- [THE DATA]
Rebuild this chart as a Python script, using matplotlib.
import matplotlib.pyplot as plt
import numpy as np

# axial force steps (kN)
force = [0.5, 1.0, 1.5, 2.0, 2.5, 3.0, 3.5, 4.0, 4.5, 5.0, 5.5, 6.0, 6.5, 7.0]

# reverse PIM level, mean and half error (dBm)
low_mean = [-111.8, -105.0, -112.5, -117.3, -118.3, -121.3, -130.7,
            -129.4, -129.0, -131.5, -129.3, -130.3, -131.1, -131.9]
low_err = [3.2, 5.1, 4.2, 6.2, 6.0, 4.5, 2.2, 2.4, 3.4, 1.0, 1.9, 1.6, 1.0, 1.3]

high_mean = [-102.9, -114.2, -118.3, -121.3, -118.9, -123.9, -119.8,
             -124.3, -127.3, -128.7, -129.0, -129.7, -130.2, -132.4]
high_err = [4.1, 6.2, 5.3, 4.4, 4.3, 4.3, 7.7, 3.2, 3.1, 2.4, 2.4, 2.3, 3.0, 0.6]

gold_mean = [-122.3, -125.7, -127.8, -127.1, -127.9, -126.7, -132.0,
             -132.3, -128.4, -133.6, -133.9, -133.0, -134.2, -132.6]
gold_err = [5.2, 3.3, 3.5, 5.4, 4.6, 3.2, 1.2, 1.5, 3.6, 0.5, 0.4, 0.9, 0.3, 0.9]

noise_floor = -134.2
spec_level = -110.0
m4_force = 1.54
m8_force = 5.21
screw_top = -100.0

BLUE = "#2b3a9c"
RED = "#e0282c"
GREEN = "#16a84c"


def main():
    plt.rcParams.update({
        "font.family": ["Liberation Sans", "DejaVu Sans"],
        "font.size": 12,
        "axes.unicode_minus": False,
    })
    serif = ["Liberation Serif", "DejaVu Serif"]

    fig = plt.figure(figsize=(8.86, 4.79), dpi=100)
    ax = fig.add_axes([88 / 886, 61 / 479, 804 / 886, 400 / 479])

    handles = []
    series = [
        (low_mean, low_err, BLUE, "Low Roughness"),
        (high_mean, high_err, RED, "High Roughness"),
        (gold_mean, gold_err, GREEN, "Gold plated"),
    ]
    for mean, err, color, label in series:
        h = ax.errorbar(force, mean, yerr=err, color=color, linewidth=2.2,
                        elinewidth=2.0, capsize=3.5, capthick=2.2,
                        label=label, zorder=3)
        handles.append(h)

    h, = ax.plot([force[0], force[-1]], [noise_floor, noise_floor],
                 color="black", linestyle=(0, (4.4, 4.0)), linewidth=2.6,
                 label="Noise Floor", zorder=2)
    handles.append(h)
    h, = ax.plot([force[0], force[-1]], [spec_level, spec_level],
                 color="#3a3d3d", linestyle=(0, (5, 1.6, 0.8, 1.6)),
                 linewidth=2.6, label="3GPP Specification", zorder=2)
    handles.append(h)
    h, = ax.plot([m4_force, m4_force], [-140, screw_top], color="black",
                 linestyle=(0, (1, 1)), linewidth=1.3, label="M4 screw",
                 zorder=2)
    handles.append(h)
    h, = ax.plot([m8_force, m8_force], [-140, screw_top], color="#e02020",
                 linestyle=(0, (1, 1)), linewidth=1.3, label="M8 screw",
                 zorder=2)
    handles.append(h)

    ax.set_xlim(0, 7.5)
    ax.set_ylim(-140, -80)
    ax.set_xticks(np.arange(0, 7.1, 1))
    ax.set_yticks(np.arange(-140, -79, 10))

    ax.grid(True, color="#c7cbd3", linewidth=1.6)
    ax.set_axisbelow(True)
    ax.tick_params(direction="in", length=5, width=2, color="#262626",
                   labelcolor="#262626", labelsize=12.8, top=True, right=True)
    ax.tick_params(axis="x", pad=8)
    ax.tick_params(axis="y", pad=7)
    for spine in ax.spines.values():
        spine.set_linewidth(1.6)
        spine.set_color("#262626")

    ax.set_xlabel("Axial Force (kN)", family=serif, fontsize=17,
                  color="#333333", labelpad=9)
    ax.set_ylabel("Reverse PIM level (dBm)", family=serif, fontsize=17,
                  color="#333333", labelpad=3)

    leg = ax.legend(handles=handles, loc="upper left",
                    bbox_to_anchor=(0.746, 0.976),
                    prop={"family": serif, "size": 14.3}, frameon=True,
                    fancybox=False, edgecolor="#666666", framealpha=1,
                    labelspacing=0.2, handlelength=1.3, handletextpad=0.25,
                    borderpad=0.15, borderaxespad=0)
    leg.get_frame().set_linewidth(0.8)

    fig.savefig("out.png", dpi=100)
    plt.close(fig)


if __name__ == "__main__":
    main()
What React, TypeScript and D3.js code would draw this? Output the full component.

- [EXERCISE GOAL]
Identify the lines of the entries containing the string "matplotlib". Copy each such line.

- [EXERCISE ANSWER]
Rebuild this chart as a Python script, using matplotlib.
import matplotlib.pyplot as plt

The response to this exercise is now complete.